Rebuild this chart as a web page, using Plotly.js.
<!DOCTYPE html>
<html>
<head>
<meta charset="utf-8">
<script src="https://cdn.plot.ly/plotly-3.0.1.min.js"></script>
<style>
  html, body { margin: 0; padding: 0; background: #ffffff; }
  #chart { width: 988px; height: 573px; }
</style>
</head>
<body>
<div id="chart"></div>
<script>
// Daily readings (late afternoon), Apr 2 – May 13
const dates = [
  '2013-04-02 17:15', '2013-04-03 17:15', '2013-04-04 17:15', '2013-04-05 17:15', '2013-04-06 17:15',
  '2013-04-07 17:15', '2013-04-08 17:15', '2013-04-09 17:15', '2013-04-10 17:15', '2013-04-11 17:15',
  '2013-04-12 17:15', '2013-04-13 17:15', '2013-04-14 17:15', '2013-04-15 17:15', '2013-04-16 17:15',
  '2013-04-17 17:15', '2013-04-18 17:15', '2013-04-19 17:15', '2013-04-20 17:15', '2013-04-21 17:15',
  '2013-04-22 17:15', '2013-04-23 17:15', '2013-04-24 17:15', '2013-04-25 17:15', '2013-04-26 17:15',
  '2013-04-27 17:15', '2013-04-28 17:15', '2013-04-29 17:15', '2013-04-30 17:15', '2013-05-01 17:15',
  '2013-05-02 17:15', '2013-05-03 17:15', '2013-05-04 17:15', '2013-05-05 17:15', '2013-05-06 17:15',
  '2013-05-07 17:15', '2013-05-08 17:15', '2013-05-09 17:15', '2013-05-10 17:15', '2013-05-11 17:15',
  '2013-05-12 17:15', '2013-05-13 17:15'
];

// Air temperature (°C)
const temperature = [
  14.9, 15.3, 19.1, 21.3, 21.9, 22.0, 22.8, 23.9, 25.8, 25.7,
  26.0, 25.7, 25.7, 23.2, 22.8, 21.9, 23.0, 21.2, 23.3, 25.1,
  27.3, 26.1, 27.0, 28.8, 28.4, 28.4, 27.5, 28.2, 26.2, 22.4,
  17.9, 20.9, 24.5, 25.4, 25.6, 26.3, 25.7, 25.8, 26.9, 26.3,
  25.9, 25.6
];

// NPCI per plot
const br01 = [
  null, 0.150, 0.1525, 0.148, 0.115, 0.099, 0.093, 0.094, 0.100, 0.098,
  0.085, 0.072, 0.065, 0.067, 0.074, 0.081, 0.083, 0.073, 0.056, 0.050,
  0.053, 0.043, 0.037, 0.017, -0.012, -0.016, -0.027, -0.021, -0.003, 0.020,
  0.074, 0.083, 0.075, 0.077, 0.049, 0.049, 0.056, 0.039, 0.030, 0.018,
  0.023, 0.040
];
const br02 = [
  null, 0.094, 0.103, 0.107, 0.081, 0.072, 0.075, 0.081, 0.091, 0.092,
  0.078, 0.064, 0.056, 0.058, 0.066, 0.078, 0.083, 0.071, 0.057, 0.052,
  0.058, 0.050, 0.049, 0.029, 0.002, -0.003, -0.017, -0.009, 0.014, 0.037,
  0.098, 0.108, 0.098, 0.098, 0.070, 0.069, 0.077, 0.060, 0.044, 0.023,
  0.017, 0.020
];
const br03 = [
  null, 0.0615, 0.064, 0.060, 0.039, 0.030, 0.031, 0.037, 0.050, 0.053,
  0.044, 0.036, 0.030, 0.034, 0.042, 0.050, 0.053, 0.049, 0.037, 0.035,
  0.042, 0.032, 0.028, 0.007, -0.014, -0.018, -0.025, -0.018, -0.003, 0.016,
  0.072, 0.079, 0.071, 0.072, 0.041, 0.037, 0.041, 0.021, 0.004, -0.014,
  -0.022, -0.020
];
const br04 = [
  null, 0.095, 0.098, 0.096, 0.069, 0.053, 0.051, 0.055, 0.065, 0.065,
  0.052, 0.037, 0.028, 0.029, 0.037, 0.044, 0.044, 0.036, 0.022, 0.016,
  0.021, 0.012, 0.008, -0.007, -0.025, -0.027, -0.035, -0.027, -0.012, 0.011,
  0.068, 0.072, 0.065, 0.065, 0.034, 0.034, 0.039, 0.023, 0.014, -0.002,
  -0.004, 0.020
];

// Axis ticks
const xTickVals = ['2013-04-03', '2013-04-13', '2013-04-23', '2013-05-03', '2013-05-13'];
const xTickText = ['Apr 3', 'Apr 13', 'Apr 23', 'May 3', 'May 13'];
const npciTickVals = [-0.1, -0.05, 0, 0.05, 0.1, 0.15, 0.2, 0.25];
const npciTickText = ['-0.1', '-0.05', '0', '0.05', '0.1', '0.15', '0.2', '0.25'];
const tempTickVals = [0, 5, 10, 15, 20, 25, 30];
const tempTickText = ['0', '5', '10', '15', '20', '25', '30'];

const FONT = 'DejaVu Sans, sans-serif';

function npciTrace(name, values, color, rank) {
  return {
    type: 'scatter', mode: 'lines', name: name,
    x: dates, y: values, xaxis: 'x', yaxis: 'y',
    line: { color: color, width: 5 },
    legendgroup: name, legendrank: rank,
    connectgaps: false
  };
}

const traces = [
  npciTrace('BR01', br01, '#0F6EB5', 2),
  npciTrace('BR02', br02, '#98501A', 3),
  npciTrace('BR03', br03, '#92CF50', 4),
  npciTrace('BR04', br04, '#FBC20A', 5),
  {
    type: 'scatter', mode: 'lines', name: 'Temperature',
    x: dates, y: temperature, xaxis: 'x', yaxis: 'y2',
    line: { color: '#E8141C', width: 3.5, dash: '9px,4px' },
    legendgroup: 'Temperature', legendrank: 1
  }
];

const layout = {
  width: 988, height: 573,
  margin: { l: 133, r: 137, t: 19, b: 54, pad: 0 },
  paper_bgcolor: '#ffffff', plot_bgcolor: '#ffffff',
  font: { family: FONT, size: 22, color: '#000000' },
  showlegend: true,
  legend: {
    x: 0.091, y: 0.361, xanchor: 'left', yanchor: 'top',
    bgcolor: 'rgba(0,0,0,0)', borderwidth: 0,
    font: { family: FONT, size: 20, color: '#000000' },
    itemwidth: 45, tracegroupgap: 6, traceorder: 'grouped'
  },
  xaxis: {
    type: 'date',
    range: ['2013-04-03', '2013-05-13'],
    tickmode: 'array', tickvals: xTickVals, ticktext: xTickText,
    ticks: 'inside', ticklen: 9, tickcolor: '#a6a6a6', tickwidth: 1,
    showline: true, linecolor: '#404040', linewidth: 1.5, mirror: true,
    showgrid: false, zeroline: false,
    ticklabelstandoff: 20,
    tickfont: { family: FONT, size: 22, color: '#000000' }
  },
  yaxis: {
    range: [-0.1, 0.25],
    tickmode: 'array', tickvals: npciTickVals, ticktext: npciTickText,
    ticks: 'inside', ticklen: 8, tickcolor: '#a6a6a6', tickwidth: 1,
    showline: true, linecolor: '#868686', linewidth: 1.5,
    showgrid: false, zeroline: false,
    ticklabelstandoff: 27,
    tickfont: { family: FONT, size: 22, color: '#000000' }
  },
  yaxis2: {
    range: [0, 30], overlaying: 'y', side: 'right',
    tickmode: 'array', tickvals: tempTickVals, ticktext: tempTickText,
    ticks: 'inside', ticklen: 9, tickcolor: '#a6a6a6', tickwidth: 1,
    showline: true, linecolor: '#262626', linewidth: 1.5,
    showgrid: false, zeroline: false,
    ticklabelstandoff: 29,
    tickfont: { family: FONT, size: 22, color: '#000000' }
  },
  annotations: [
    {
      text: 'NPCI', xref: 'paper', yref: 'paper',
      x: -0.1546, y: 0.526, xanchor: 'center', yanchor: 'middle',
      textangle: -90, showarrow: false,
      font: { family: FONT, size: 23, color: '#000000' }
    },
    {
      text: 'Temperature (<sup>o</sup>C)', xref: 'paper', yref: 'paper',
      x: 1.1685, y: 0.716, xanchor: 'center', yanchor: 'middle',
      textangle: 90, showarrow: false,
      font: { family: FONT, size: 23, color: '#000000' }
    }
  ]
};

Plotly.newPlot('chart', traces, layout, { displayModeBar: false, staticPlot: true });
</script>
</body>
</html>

---

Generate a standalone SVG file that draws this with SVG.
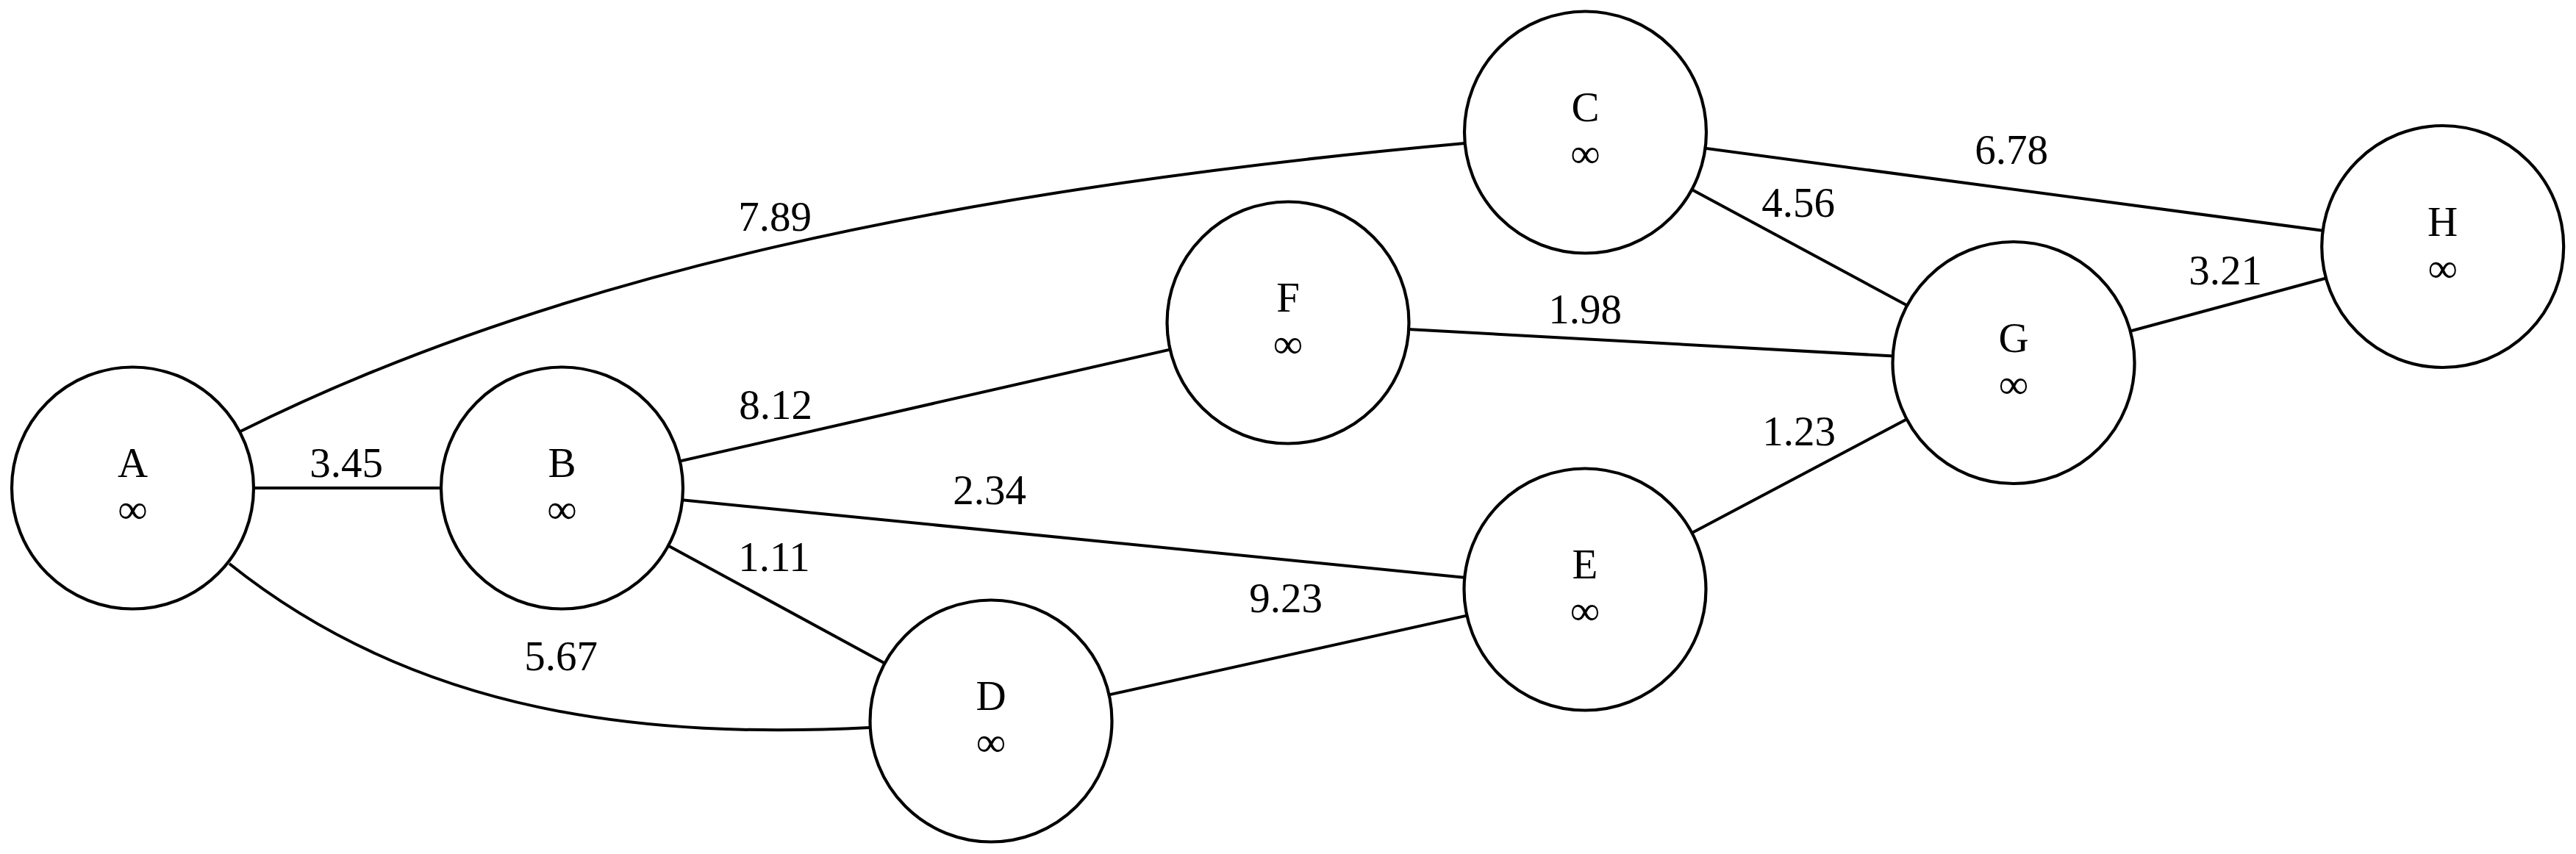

# [What the exercise asks]
Take every line above carrying "chart" and return it.

# [Correct answer]
Rebuild this chart as a web page, using Plotly.js.
  #chart { width: 988px; height: 573px; }
<div id="chart"></div>
Plotly.newPlot('chart', traces, layout, { displayModeBar: false, staticPlot: true });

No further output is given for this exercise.